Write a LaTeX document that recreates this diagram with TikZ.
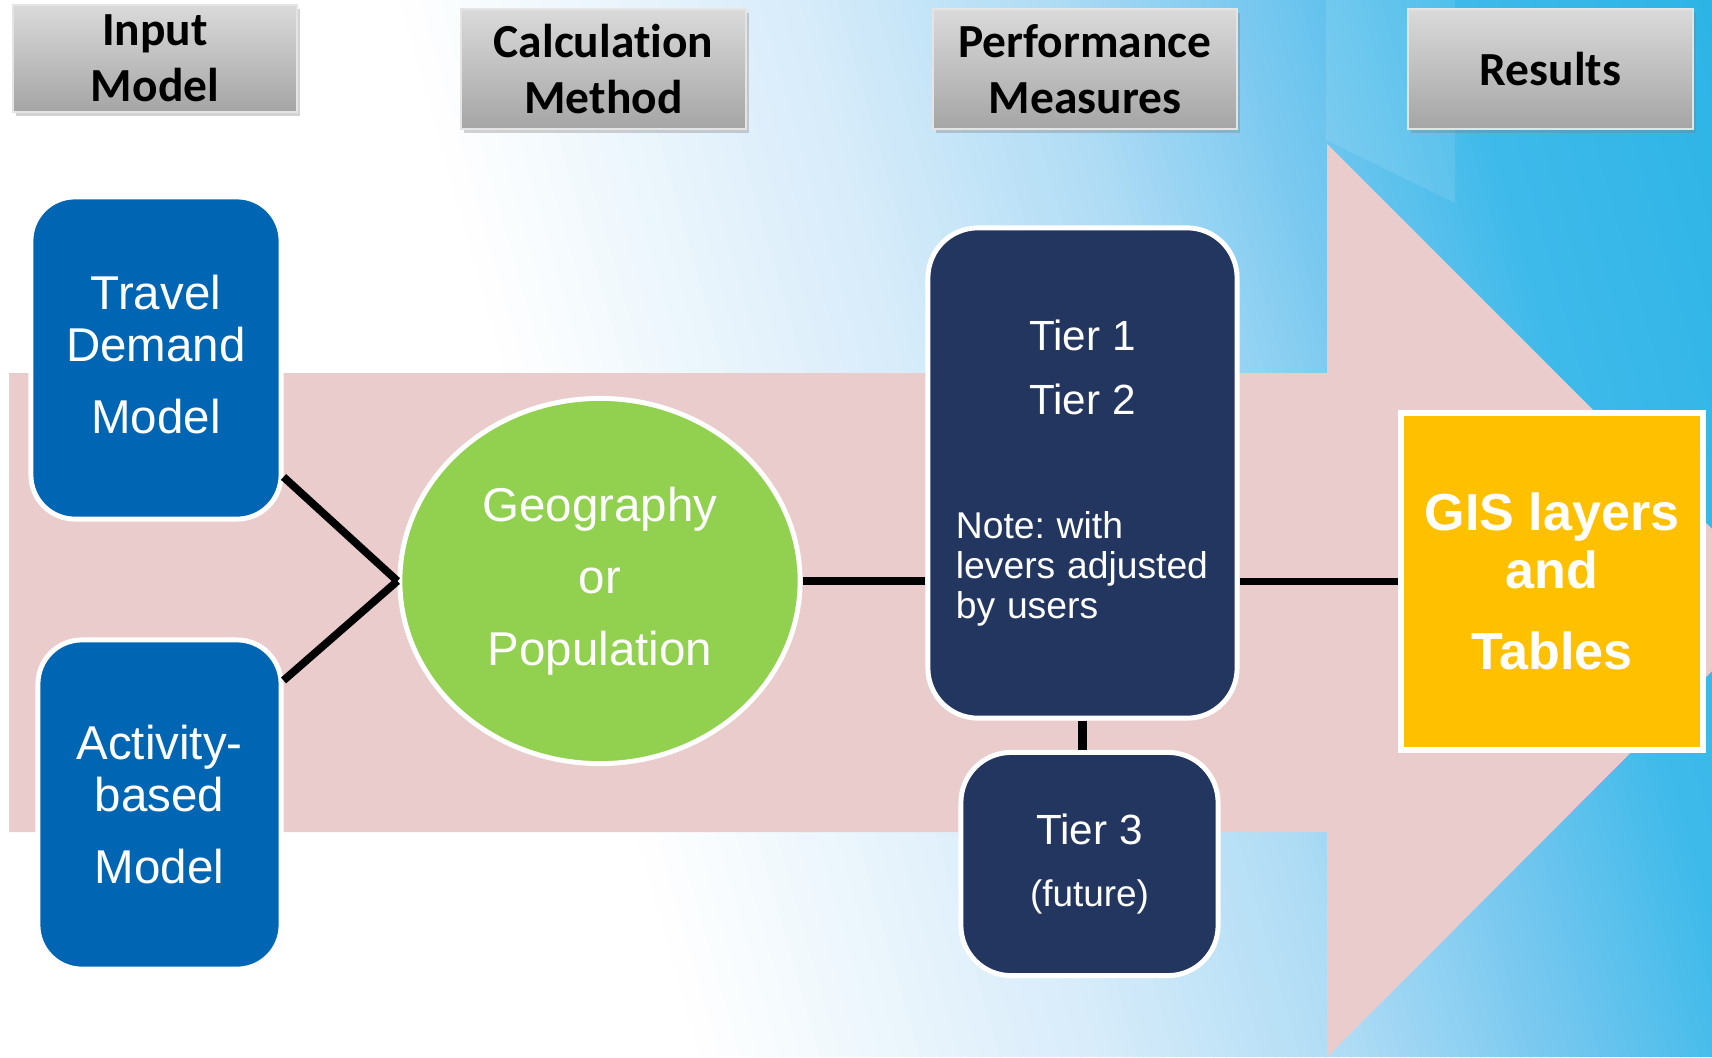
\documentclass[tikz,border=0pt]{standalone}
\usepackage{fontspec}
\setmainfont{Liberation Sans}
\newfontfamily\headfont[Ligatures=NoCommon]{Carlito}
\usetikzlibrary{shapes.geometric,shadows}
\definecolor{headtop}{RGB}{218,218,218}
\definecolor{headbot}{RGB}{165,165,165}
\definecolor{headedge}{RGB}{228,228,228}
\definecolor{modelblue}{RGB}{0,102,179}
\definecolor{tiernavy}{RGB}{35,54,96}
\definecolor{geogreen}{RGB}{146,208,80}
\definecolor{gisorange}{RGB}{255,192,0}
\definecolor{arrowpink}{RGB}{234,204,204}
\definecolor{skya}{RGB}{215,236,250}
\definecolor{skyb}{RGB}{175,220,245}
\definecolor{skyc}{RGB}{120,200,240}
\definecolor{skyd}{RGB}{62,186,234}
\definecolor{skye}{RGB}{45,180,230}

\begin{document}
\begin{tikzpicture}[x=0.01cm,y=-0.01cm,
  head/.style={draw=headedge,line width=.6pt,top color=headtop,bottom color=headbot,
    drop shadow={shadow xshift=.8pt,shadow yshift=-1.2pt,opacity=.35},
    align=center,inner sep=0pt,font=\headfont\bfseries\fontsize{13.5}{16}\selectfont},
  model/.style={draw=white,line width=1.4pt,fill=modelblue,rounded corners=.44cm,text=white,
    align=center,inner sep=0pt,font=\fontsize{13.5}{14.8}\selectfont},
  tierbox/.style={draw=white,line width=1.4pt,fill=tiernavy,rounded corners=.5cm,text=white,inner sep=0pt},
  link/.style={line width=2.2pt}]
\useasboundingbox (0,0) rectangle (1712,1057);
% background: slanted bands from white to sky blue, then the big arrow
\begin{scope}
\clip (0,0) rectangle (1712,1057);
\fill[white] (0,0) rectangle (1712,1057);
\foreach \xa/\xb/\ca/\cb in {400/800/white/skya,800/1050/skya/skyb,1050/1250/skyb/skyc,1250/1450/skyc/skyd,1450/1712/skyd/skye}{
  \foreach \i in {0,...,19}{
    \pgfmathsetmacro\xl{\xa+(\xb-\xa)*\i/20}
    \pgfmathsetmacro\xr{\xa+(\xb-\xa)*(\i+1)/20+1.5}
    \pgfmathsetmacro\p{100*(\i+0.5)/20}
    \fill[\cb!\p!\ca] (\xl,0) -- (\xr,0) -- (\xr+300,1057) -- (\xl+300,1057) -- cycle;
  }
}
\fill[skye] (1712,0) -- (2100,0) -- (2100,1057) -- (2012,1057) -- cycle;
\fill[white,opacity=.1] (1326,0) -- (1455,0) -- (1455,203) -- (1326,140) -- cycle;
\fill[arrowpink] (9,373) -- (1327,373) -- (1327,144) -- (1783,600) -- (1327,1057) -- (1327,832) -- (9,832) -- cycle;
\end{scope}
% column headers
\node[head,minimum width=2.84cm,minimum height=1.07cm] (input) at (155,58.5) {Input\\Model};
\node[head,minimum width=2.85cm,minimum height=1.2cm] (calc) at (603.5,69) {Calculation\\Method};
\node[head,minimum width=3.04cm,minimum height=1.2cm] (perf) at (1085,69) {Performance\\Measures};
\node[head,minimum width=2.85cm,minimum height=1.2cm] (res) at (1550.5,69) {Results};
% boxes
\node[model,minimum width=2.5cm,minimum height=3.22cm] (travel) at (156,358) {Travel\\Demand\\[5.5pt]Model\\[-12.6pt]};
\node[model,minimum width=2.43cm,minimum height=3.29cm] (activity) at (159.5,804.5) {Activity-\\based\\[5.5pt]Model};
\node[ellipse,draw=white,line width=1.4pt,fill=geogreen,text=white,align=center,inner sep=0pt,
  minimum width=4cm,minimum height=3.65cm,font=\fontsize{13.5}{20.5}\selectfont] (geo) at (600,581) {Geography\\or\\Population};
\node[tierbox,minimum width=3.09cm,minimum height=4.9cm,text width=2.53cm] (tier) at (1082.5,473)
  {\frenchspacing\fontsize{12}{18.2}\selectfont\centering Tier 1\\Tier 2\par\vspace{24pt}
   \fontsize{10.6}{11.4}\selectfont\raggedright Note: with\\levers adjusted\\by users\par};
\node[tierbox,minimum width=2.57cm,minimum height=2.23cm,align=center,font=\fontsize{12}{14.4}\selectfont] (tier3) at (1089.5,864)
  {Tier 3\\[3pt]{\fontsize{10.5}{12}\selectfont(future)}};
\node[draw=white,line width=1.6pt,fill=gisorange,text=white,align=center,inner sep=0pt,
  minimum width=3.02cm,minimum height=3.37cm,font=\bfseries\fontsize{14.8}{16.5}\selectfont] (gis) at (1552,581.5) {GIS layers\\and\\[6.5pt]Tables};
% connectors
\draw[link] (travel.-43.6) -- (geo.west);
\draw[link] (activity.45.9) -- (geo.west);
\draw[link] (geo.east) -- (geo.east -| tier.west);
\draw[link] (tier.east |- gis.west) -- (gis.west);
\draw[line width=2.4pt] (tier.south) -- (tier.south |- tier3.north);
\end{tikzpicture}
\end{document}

Exercise requirements — The listing above must be printed again exactly, minus its pictures.

Full answer —
Write a LaTeX document that recreates this diagram with TikZ.
\documentclass[tikz,border=0pt]{standalone}
\usepackage{fontspec}
\setmainfont{Liberation Sans}
\newfontfamily\headfont[Ligatures=NoCommon]{Carlito}
\usetikzlibrary{shapes.geometric,shadows}
\definecolor{headtop}{RGB}{218,218,218}
\definecolor{headbot}{RGB}{165,165,165}
\definecolor{headedge}{RGB}{228,228,228}
\definecolor{modelblue}{RGB}{0,102,179}
\definecolor{tiernavy}{RGB}{35,54,96}
\definecolor{geogreen}{RGB}{146,208,80}
\definecolor{gisorange}{RGB}{255,192,0}
\definecolor{arrowpink}{RGB}{234,204,204}
\definecolor{skya}{RGB}{215,236,250}
\definecolor{skyb}{RGB}{175,220,245}
\definecolor{skyc}{RGB}{120,200,240}
\definecolor{skyd}{RGB}{62,186,234}
\definecolor{skye}{RGB}{45,180,230}

\begin{document}
\begin{tikzpicture}[x=0.01cm,y=-0.01cm,
  head/.style={draw=headedge,line width=.6pt,top color=headtop,bottom color=headbot,
    drop shadow={shadow xshift=.8pt,shadow yshift=-1.2pt,opacity=.35},
    align=center,inner sep=0pt,font=\headfont\bfseries\fontsize{13.5}{16}\selectfont},
  model/.style={draw=white,line width=1.4pt,fill=modelblue,rounded corners=.44cm,text=white,
    align=center,inner sep=0pt,font=\fontsize{13.5}{14.8}\selectfont},
  tierbox/.style={draw=white,line width=1.4pt,fill=tiernavy,rounded corners=.5cm,text=white,inner sep=0pt},
  link/.style={line width=2.2pt}]
\useasboundingbox (0,0) rectangle (1712,1057);
% background: slanted bands from white to sky blue, then the big arrow
\begin{scope}
\clip (0,0) rectangle (1712,1057);
\fill[white] (0,0) rectangle (1712,1057);
\foreach \xa/\xb/\ca/\cb in {400/800/white/skya,800/1050/skya/skyb,1050/1250/skyb/skyc,1250/1450/skyc/skyd,1450/1712/skyd/skye}{
  \foreach \i in {0,...,19}{
    \pgfmathsetmacro\xl{\xa+(\xb-\xa)*\i/20}
    \pgfmathsetmacro\xr{\xa+(\xb-\xa)*(\i+1)/20+1.5}
    \pgfmathsetmacro\p{100*(\i+0.5)/20}
    \fill[\cb!\p!\ca] (\xl,0) -- (\xr,0) -- (\xr+300,1057) -- (\xl+300,1057) -- cycle;
  }
}
\fill[skye] (1712,0) -- (2100,0) -- (2100,1057) -- (2012,1057) -- cycle;
\fill[white,opacity=.1] (1326,0) -- (1455,0) -- (1455,203) -- (1326,140) -- cycle;
\fill[arrowpink] (9,373) -- (1327,373) -- (1327,144) -- (1783,600) -- (1327,1057) -- (1327,832) -- (9,832) -- cycle;
\end{scope}
% column headers
\node[head,minimum width=2.84cm,minimum height=1.07cm] (input) at (155,58.5) {Input\\Model};
\node[head,minimum width=2.85cm,minimum height=1.2cm] (calc) at (603.5,69) {Calculation\\Method};
\node[head,minimum width=3.04cm,minimum height=1.2cm] (perf) at (1085,69) {Performance\\Measures};
\node[head,minimum width=2.85cm,minimum height=1.2cm] (res) at (1550.5,69) {Results};
% boxes
\node[model,minimum width=2.5cm,minimum height=3.22cm] (travel) at (156,358) {Travel\\Demand\\[5.5pt]Model\\[-12.6pt]};
\node[model,minimum width=2.43cm,minimum height=3.29cm] (activity) at (159.5,804.5) {Activity-\\based\\[5.5pt]Model};
\node[ellipse,draw=white,line width=1.4pt,fill=geogreen,text=white,align=center,inner sep=0pt,
  minimum width=4cm,minimum height=3.65cm,font=\fontsize{13.5}{20.5}\selectfont] (geo) at (600,581) {Geography\\or\\Population};
\node[tierbox,minimum width=3.09cm,minimum height=4.9cm,text width=2.53cm] (tier) at (1082.5,473)
  {\frenchspacing\fontsize{12}{18.2}\selectfont\centering Tier 1\\Tier 2\par\vspace{24pt}
   \fontsize{10.6}{11.4}\selectfont\raggedright Note: with\\levers adjusted\\by users\par};
\node[tierbox,minimum width=2.57cm,minimum height=2.23cm,align=center,font=\fontsize{12}{14.4}\selectfont] (tier3) at (1089.5,864)
  {Tier 3\\[3pt]{\fontsize{10.5}{12}\selectfont(future)}};
\node[draw=white,line width=1.6pt,fill=gisorange,text=white,align=center,inner sep=0pt,
  minimum width=3.02cm,minimum height=3.37cm,font=\bfseries\fontsize{14.8}{16.5}\selectfont] (gis) at (1552,581.5) {GIS layers\\and\\[6.5pt]Tables};
% connectors
\draw[link] (travel.-43.6) -- (geo.west);
\draw[link] (activity.45.9) -- (geo.west);
\draw[link] (geo.east) -- (geo.east -| tier.west);
\draw[link] (tier.east |- gis.west) -- (gis.west);
\draw[line width=2.4pt] (tier.south) -- (tier.south |- tier3.north);
\end{tikzpicture}
\end{document}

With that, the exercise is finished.